MATERIAL FOR THIS EXERCISE:
....

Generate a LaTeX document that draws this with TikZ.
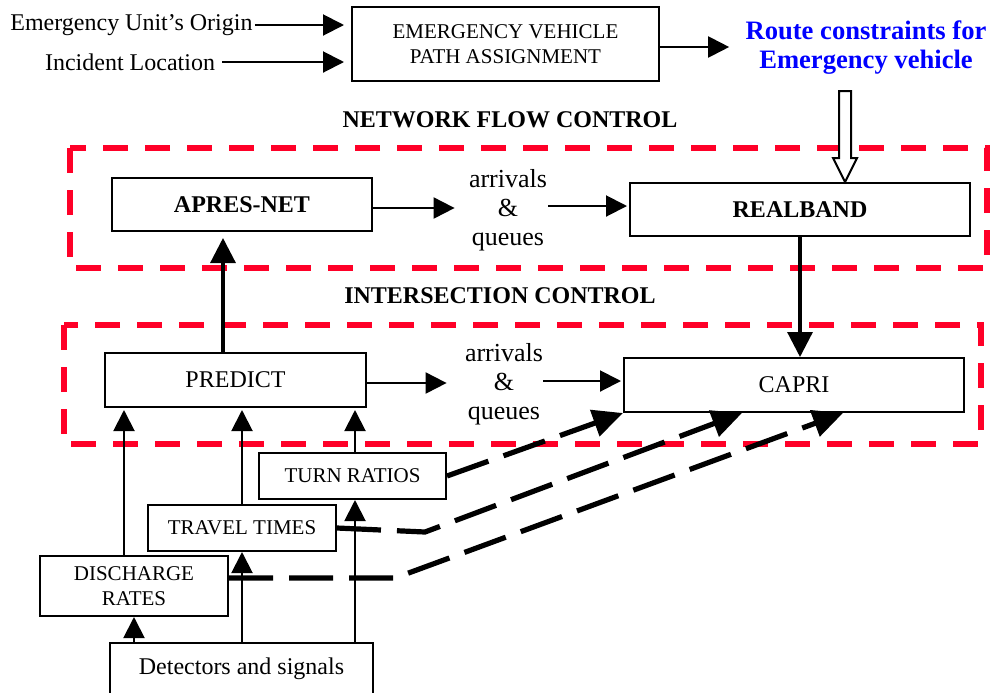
\documentclass[tikz,border=0pt]{standalone}
\usepackage{fontspec}
\setmainfont{Liberation Serif}
\usetikzlibrary{arrows.meta,calc}
\definecolor{groupred}{RGB}{255,0,40}
\begin{document}
\begin{tikzpicture}[x=0.5pt,y=-0.5pt,
  box/.style={draw,line width=1pt,inner sep=0pt,align=center},
  big/.style={font=\fontsize{12}{14}\selectfont},
  bigbold/.style={font=\fontsize{12}{14}\selectfont\bfseries},
  small/.style={font=\fontsize{10.5}{12.5}\selectfont},
  flow/.style={font=\fontsize{13}{14.5}\selectfont,align=center,inner sep=0pt},
  arr/.style={line width=1pt,-{Triangle[length=10.5pt,width=10.5pt]}},
  bigarr/.style={line width=1.6pt,-{Triangle[length=12.5pt,width=12.5pt]}},
  feed/.style={line width=2.6pt,dash pattern=on 22pt off 8pt,-{Triangle[length=15pt,width=13.5pt]}},
  group/.style={draw=groupred,line width=3pt,dash pattern=on 12.5pt off 8.5pt},
  header/.style={font=\fontsize{12}{14}\selectfont\bfseries,inner sep=0pt}
]
\useasboundingbox (0,0) rectangle (990,692);

% control groups
\draw[group] (70,148) rectangle (987,268);
\draw[group] (64,325) rectangle (981,444);

% path assignment
\node[box,small,minimum width=153.5pt,minimum height=37pt] (ev) at (505.5,44) {EMERGENCY VEHICLE\\PATH ASSIGNMENT};
\node[big,anchor=west,inner sep=0pt] (origin) at (10,25) {Emergency Unit’s Origin};
\node[big,inner sep=0pt] (incident) at (130,62) {Incident Location};
\node[font=\fontsize{13.3}{14.5}\selectfont\bfseries,text=blue,align=center,inner sep=0pt] (route) at (866,48) {Route constraints for\\Emergency vehicle};

\node[header] (netctl) at (510,120) {NETWORK FLOW CONTROL};
\node[header] (isctl) at (500,296) {INTERSECTION CONTROL};

% network level
\node[box,bigbold,minimum width=130pt,minimum height=26.5pt] (apres) at (242,204.5) {APRES-NET};
\node[box,bigbold,minimum width=170pt,minimum height=26.5pt] (realband) at (800,209.5) {REALBAND};
\node[flow] (arr1) at (508,210) {arrivals\\\&\\queues};

% intersection level
\node[box,big,minimum width=130.5pt,minimum height=27pt] (predict) at (235.5,380) {PREDICT};
\node[box,big,minimum width=170pt,minimum height=27pt] (capri) at (794,385) {CAPRI};
\node[flow] (arr2) at (504,384) {arrivals\\\&\\queues};

% measured inputs
\node[box,small,minimum width=93.5pt,minimum height=23pt] (turn) at (352.5,476) {TURN RATIOS};
\node[box,small,minimum width=94pt,minimum height=23pt] (travel) at (242,528) {TRAVEL TIMES};
\node[box,small,minimum width=94pt,minimum height=30pt] (discharge) at (134,586) {DISCHARGE\\RATES};
\node[box,big,minimum width=131.5pt,minimum height=25.5pt] (detect) at (241.5,668.5) {Detectors and signals};

% inputs to path assignment
\draw[arr] ([xshift=1pt]origin.east) -- ([xshift=-3.5pt]origin.east -| ev.west);
\draw[arr] ([xshift=3.5pt]incident.east) -- ([xshift=-3.5pt]incident.east -| ev.west);
\draw[arr] ([yshift=-1.5pt]ev.east) -- ([yshift=-1.5pt,xshift=-8pt]ev.east -| route.west);

% route constraints handed to REALBAND
\coordinate (htip) at ($(realband.north)+(45,0)$);
\draw[line width=1pt,fill=white] (htip) -- ++(-12,-24) -- ++(6,0) -- ++(0,-67)
  -- ++(12,0) -- ++(0,67) -- ++(6,0) -- cycle;

% network flow
\draw[arr,shorten >=7pt] ([yshift=-1.75pt]apres.east) -- ([yshift=-1.75pt]apres.east -| arr1.west);
\draw[arr,shorten >=1pt] ([xshift=0.5pt,yshift=1.75pt]arr1.east |- realband.west) -- ([yshift=1.75pt]realband.west);
\draw[bigarr] (realband.south) -- (realband.south |- capri.north);
\draw[bigarr,shorten >=3pt] ([xshift=-6.25pt]predict.north) -- ([xshift=-6.25pt]predict.north |- apres.south);

% intersection flow
\draw[arr,shorten >=9pt] ([yshift=-1.5pt]predict.east) -- ([yshift=-1.5pt]predict.east -| arr2.west);
\draw[arr,shorten >=1pt] ([yshift=2pt]arr2.east |- capri.west) -- ([yshift=2pt]capri.west);

% measurements into PREDICT
\draw[arr,shorten >=1pt] ([xshift=-5pt]discharge.north) -- ([xshift=-5pt]discharge.north |- predict.south);
\draw[arr,shorten >=1pt] (travel.north) -- (travel.north |- predict.south);
\draw[arr,shorten >=1pt] ([xshift=1.25pt]turn.north) -- ([xshift=1.25pt]turn.north |- predict.south);

% detectors feed the measurements
\draw[arr] (detect.north -| discharge.south) -- (discharge.south);
\draw[arr] (detect.north -| travel.south) -- (travel.south);
\draw[arr] ([xshift=1.25pt]detect.north -| turn.south) -- ([xshift=1.25pt]turn.south);

% measurements into CAPRI
\coordinate (bend2) at (425,532);
\coordinate (bend3) at (395,578);
\draw[feed] (turn.east) -- (capri.south west);
\draw[feed] (travel.east) -- (bend2) -- ([xshift=-26pt]capri.south);
\draw[feed] ([yshift=4pt]discharge.east) -- (bend3) -- ([xshift=24.5pt]capri.south);
\end{tikzpicture}
\end{document}
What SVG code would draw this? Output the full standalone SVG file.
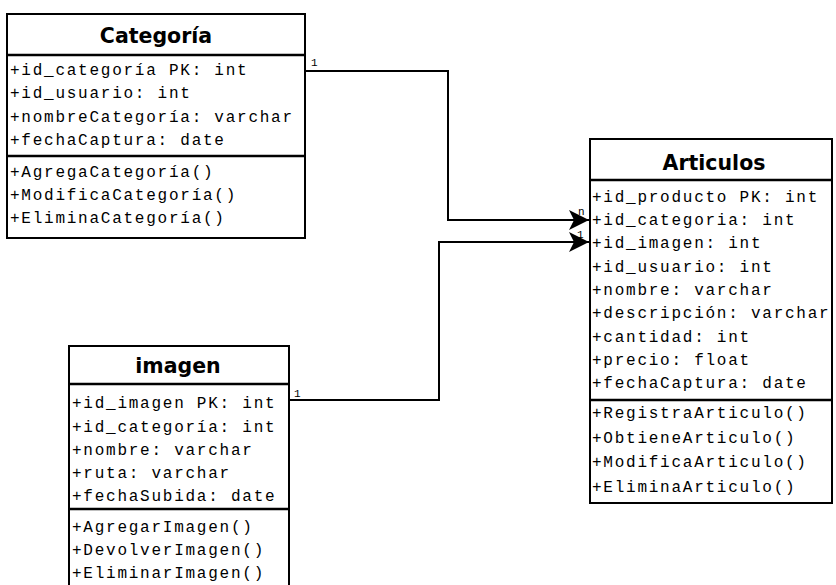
<svg xmlns="http://www.w3.org/2000/svg" width="836" height="585" viewBox="0 0 836 585">
<defs>
<style>
.box{fill:#fff;stroke:#000;stroke-width:2}
.sep{stroke:#000;stroke-width:2.5;fill:none}
.title{font-family:"DejaVu Sans",Verdana,sans-serif;font-weight:bold;font-size:20.5px;fill:#000;text-anchor:middle}
.m{font-family:"Liberation Mono","Courier New",monospace;font-size:16px;letter-spacing:1.75px;fill:#000}
.lbl{font-family:"Liberation Mono","Courier New",monospace;font-size:11px;fill:#000}
.edge{fill:none;stroke:#000;stroke-width:2}
</style>
<marker id="arr" viewBox="0 0 20 20" refX="20" refY="10" markerWidth="20" markerHeight="20" markerUnits="userSpaceOnUse" orient="auto">
<path d="M0,0 L20,10 L0,20 L5,10 Z" fill="#000"/>
</marker>
</defs>
<rect width="836" height="585" fill="#fff"/>

<g id="categoria">
<rect class="box" x="7" y="14" width="298" height="224"/>
<line class="sep" x1="7" y1="55" x2="305" y2="55"/>
<line class="sep" x1="7" y1="156" x2="305" y2="156"/>
<text class="title" x="156" y="43">Categoría</text>
<text class="m" x="10" y="75">+id_categoría PK: int</text>
<text class="m" x="10" y="98">+id_usuario: int</text>
<text class="m" x="10" y="122">+nombreCategoría: varchar</text>
<text class="m" x="10" y="145">+fechaCaptura: date</text>
<text class="m" x="10" y="177">+AgregaCategoría()</text>
<text class="m" x="10" y="200">+ModificaCategoría()</text>
<text class="m" x="10" y="223">+EliminaCategoría()</text>
</g>

<g id="articulos">
<rect class="box" x="590" y="139" width="242" height="364"/>
<line class="sep" x1="590" y1="180" x2="832" y2="180"/>
<line class="sep" x1="590" y1="400" x2="832" y2="400"/>
<text class="title" x="714" y="170">Articulos</text>
<text class="m" x="592" y="202">+id_producto PK: int</text>
<text class="m" x="592" y="225">+id_categoria: int</text>
<text class="m" x="592" y="248">+id_imagen: int</text>
<text class="m" x="592" y="272">+id_usuario: int</text>
<text class="m" x="592" y="295">+nombre: varchar</text>
<text class="m" x="592" y="318">+descripción: varchar</text>
<text class="m" x="592" y="342">+cantidad: int</text>
<text class="m" x="592" y="365">+precio: float</text>
<text class="m" x="592" y="388">+fechaCaptura: date</text>
<text class="m" x="592" y="418">+RegistraArticulo()</text>
<text class="m" x="592" y="443">+ObtieneArticulo()</text>
<text class="m" x="592" y="467">+ModificaArticulo()</text>
<text class="m" x="592" y="492">+EliminaArticulo()</text>
</g>

<g id="imagen">
<rect class="box" x="69" y="346" width="220" height="260"/>
<line class="sep" x1="69" y1="384" x2="289" y2="384"/>
<line class="sep" x1="69" y1="509" x2="289" y2="509"/>
<text class="title" x="178" y="373">imagen</text>
<text class="m" x="72" y="408">+id_imagen PK: int</text>
<text class="m" x="72" y="432">+id_categoría: int</text>
<text class="m" x="72" y="455">+nombre: varchar</text>
<text class="m" x="72" y="478">+ruta: varchar</text>
<text class="m" x="72" y="501">+fechaSubida: date</text>
<text class="m" x="72" y="532">+AgregarImagen()</text>
<text class="m" x="72" y="555">+DevolverImagen()</text>
<text class="m" x="72" y="578">+EliminarImagen()</text>
</g>

<g id="connectors">
<text class="lbl" x="311" y="66">1</text>
<text class="lbl" x="578" y="215">n</text>
<text class="lbl" x="294" y="397">1</text>
<text class="lbl" x="577" y="238">1</text>
<path class="edge" d="M305,71 H448 V220 H589" marker-end="url(#arr)"/>
<path class="edge" d="M289,400 H439 V242 H589" marker-end="url(#arr)"/>
</g>
</svg>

....

Copy exactly the lines running from the beginning of the listing through the line that has "(64,325) rectangle (981,444);". Drop the pictures.

THE RESULT:
Generate a LaTeX document that draws this with TikZ.
\documentclass[tikz,border=0pt]{standalone}
\usepackage{fontspec}
\setmainfont{Liberation Serif}
\usetikzlibrary{arrows.meta,calc}
\definecolor{groupred}{RGB}{255,0,40}
\begin{document}
\begin{tikzpicture}[x=0.5pt,y=-0.5pt,
  box/.style={draw,line width=1pt,inner sep=0pt,align=center},
  big/.style={font=\fontsize{12}{14}\selectfont},
  bigbold/.style={font=\fontsize{12}{14}\selectfont\bfseries},
  small/.style={font=\fontsize{10.5}{12.5}\selectfont},
  flow/.style={font=\fontsize{13}{14.5}\selectfont,align=center,inner sep=0pt},
  arr/.style={line width=1pt,-{Triangle[length=10.5pt,width=10.5pt]}},
  bigarr/.style={line width=1.6pt,-{Triangle[length=12.5pt,width=12.5pt]}},
  feed/.style={line width=2.6pt,dash pattern=on 22pt off 8pt,-{Triangle[length=15pt,width=13.5pt]}},
  group/.style={draw=groupred,line width=3pt,dash pattern=on 12.5pt off 8.5pt},
  header/.style={font=\fontsize{12}{14}\selectfont\bfseries,inner sep=0pt}
]
\useasboundingbox (0,0) rectangle (990,692);

% control groups
\draw[group] (70,148) rectangle (987,268);
\draw[group] (64,325) rectangle (981,444);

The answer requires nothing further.